磯上:お店としては、思いつきに近い開店だったこともあり、ダブルワークをすることを念頭に置いていたんです。でも、そこから3年間、なんとかかんとかお店一本でやっていけている。自分の予想を上回って、みなさんに見ていただき、買っていただいた結果だと思います。ですから、想定したよりはうまくいっていると思います。ただ、満足しているか、十分な状況にあるかというと、そうではないので、まだまだやるべきことはたくさんあります。
——棚づくりなどで変化はありましたか?
磯上:コロナ禍でオンラインイベントをはじめましたが、お店について考えていたことは大きくは変わっていないです。たとえば、古本の棚は、普段本を読まない人に手を伸ばしてもらえたらと意識してずっとつくってきました。新刊書店の本棚の幅は、70〜90cmが多いのですが、うちではもっと狭めているんです。そうすれば、ひとつの棚の本の量を物理的に減らせるので、「本の量に圧倒されてしまう」「どれを手に取っていいかわからない」という本屋で感じる圧力を多少なりとも減らせるのかな、と。
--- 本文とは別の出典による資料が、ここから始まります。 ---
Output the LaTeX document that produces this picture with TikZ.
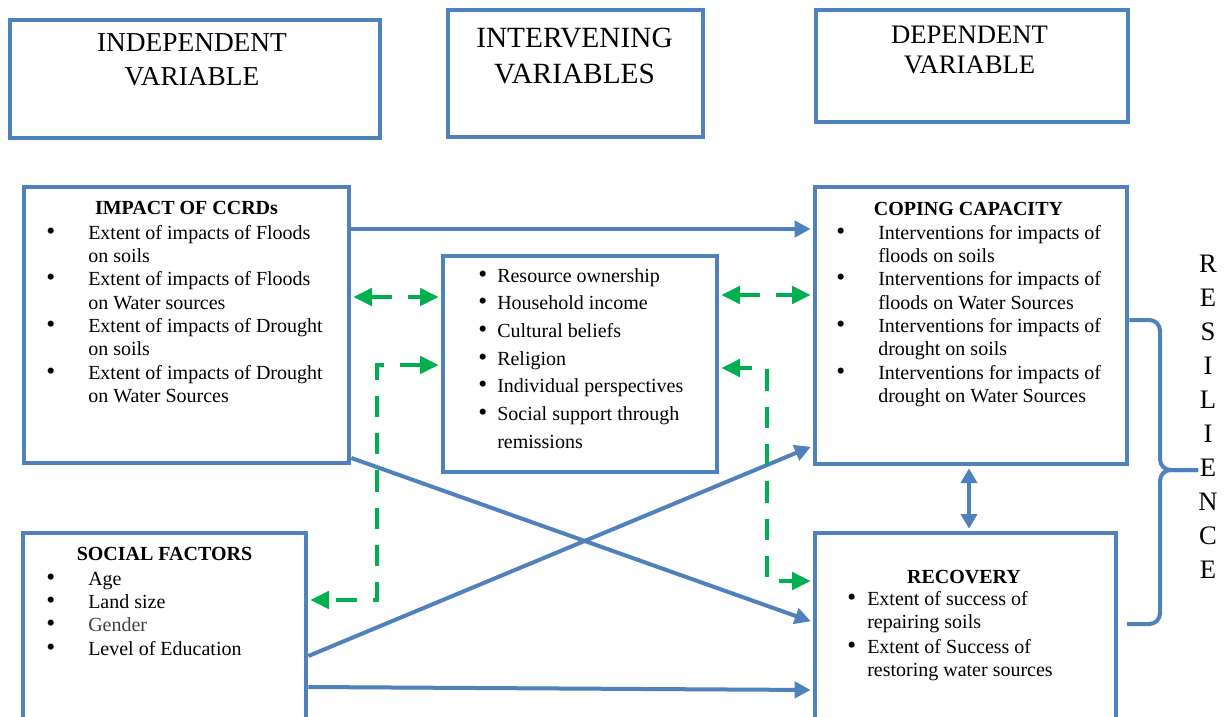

——「仕事ってなんだろう」「近くて遠い存在」など、1行だけ抽象的な言葉が棚の前に添えられていますね。
磯上:1行であれば、読むのに1秒もかからないと思うので、読んでくれるだろうと。それも「ビジネス」「家族」とかではなくて、もう少し奥行きのある言葉にできたら、「それってなんだろう?」「何これ?」と思ってもらえないか、と考えてきました。入り口を狭くすることで、興味をおこす棚にできるのではないか、と。当然完璧ではないですけど、思惑に沿った反応は返ってきていて、間違いではなさそうです。今はどうすればより手に取ってもらえるかを考えている段階ですね。
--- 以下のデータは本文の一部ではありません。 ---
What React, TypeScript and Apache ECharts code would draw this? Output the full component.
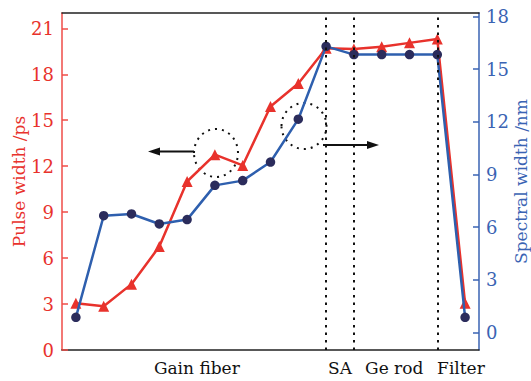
import React, { useEffect, useRef } from "react";
import * as echarts from "echarts";

// Measurement points along the cavity (index only)
const categories = ["1", "2", "3", "4", "5", "6", "7", "8", "9", "10", "11", "12", "13", "14", "15"];
// Pulse width (ps) - left axis
const pulseWidth = [3.05, 2.85, 4.3, 6.75, 11.0, 12.75, 12.05, 15.9, 17.4, 19.7, 19.65, 19.8, 20.05, 20.3, 3.05];
// Spectral width (nm) - right axis
const spectralWidth = [0.86, 6.65, 6.75, 6.18, 6.43, 8.38, 8.65, 9.71, 12.15, 16.3, 15.83, 15.83, 15.83, 15.83, 0.86];
// Section dividers (category names)
const dividers = ["10", "11", "14"];
// Section labels and their centre on the point-index scale
const sectionLabels = ["Gain fiber", "SA", "Ge rod", "Filter"];
const sectionCenters = [4.35, 9.5, 11.45, 13.85];
// Tick labels
const leftTicks = [0, 3, 6, 9, 12, 15, 18, 21];
const rightTicks = [0, 3, 6, 9, 12, 15, 18];

const RED = "#e8322c";
const RED_AXIS = "#ef4d47";
const BLUE = "#2e5fae";
const DOT = "#2b2c5c";
const BLUE_AXIS = "#3a63b3";
const FONT = "DejaVu Serif";

export default function App() {
  const ref = useRef<HTMLDivElement>(null);
  useEffect(() => {
    if (!ref.current) return;
    const chart = echarts.init(ref.current, undefined, { renderer: "svg" });
    const dotted = { color: "#111", width: 2, type: [2.5, 5] as any };
    const arrow = (x1: number, x2: number, y: number) => {
      const dir = x2 > x1 ? 1 : -1;
      return [
        { type: "line", shape: { x1, y1: y, x2: x2 - dir * 8, y2: y }, style: { stroke: "#111", lineWidth: 2 } },
        {
          type: "polygon",
          shape: { points: [[x2, y], [x2 - dir * 12, y - 4], [x2 - dir * 12, y + 4]] },
          style: { fill: "#111" },
        },
      ];
    };
    chart.setOption({
      animation: false,
      grid: { left: 62, right: 52, top: 13, bottom: 31, containLabel: false, outerBoundsMode: "none" },
      xAxis: [
        {
          type: "category",
          data: categories,
          boundaryGap: true,
          position: "bottom",
          axisLine: { show: true, onZero: false, lineStyle: { color: "#222", width: 1.5 } },
          axisTick: { show: false },
          axisLabel: { show: false },
          splitLine: { show: false },
        },
        {
          type: "value",
          min: -0.5,
          max: 14.5,
          position: "bottom",
          axisLine: { show: false, onZero: false },
          axisTick: { show: false },
          splitLine: { show: false },
          axisLabel: {
            customValues: sectionCenters,
            formatter: (v: number) => {
              const i = sectionCenters.findIndex((c) => Math.abs(c - v) < 1e-6);
              return i >= 0 ? sectionLabels[i] : "";
            },
            color: "#111",
            fontFamily: FONT,
            fontSize: 17,
            margin: 9,
          },
        },
        {
          type: "category",
          data: categories,
          position: "top",
          axisLine: { show: true, onZero: false, lineStyle: { color: "#222", width: 1.5 } },
          axisTick: { show: false },
          axisLabel: { show: false },
        },
      ],
      yAxis: [
        {
          type: "value",
          min: 0,
          max: 22,
          position: "left",
          name: "Pulse width /ps",
          nameLocation: "middle",
          nameGap: 35,
          nameMoveOverlap: false,
          nameTextStyle: { color: RED, fontFamily: FONT, fontSize: 17 },
          axisLine: { show: true, onZero: false, lineStyle: { color: RED_AXIS, width: 1.5 } },
          axisTick: { show: true, inside: true, length: 6, customValues: leftTicks, lineStyle: { color: RED_AXIS, width: 1.5 } },
          axisLabel: { customValues: leftTicks, color: RED, fontFamily: FONT, fontSize: 18, margin: 8 },
          splitLine: { show: false },
        },
        {
          type: "value",
          min: -1,
          max: 18.2,
          position: "right",
          offset: 0,
          name: "Spectral width /nm",
          nameLocation: "middle",
          nameGap: 33,
          nameRotate: 90,
          nameMoveOverlap: false,
          nameTextStyle: { color: BLUE_AXIS, fontFamily: FONT, fontSize: 17 },
          axisLine: { show: true, onZero: false, lineStyle: { color: BLUE_AXIS, width: 1.5 } },
          axisTick: { show: true, inside: true, length: 6, customValues: rightTicks, lineStyle: { color: BLUE_AXIS, width: 1.5 } },
          axisLabel: { customValues: rightTicks, color: BLUE_AXIS, fontFamily: FONT, fontSize: 18, margin: 7 },
          splitLine: { show: false },
        },
      ],
      series: [
        {
          type: "line",
          name: "Pulse width",
          xAxisIndex: 0,
          yAxisIndex: 0,
          data: pulseWidth,
          symbol: "triangle",
          symbolSize: 11,
          itemStyle: { color: RED },
          lineStyle: { color: RED, width: 2.5 },
          markLine: {
            silent: true,
            symbol: "none",
            label: { show: false },
            lineStyle: dotted,
            data: dividers.map((d) => ({ xAxis: d })),
          },
          z: 2,
        },
        {
          type: "line",
          name: "Spectral width",
          xAxisIndex: 0,
          yAxisIndex: 1,
          data: spectralWidth,
          symbol: "circle",
          symbolSize: 9.5,
          itemStyle: { color: DOT },
          lineStyle: { color: BLUE, width: 2.5 },
          z: 3,
        },
      ],
      graphic: [
        { type: "ellipse", shape: { cx: 216, cy: 153, rx: 22, ry: 24 }, style: { fill: "none", stroke: "#111", lineWidth: 2, lineDash: [2, 5] } },
        { type: "ellipse", shape: { cx: 304, cy: 126, rx: 22.5, ry: 23 }, style: { fill: "none", stroke: "#111", lineWidth: 2, lineDash: [2, 5] } },
        ...arrow(194, 148, 151.5),
        ...arrow(323, 379, 145),
      ],
    });
    return () => chart.dispose();
  }, []);
  return (
    <div
      ref={ref}
      style={{ position: "fixed", left: 0, top: 0, width: 531, height: 381, background: "#fff" }}
    />
  );
}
——お店として、次の一歩はどんなことを考えていますか?
磯上:自分にとって自然な流れで、本を1冊出せたことがすごく大きな一歩でした。それこそ、Wordひとつあれば本をつくれることがわかりました。誰でも表現できるし、それは面白いことだと思います。これからどれだけ読者の手に届けられるかも考えていきながら、また新しく本を出していけたらと思っています。「この作家がいいな」と推したり、推した本が売れたりすることが本屋の喜びのひとつだと思っていて。本屋をやっていると、面白い書き手でも「本がなかなか出せない」と聞くことがよくあります。自分が推したい書き手の本を自分のところでつくれたら、より効果的に売り出していくこともできるだろうな、と。そんな想像を広げています。
2022年4月26日(火)、toi booksにて収録(取材:末澤寧史、鈴木瑠理子)
磯上さんの「最近気になる○○」
①もの=レゴ
レゴは今年90周年なんです。最近、友だちにヒヨコの着ぐるみを着たスタントバイク乗りのレゴをもらったんですが、すごくかわいくて。それから自分でも少しずつ買って、いろいろ思いつくままにつくってみたりしています。何かが生まれる予感や楽しみが素朴に感じられて、すっかり夢中です。
②ドラマ=『名探偵モンク』
最近というか、再びです。友だちにずっと貸していたDVDが戻ってきて、ずっと見直しています。強迫性障害を抱える探偵エイドリアン・モンクが主人公で、類い稀な観察眼によって事件を解決していくストーリーなんですが、彼に対する周囲の関わり方がいい。不安障害があるからといって、過度な特別扱いをせず、それを彼の個性として扱う。その関わり方が程よく心地よくて、物語はもう覚えているのに何度でも見てしまいます。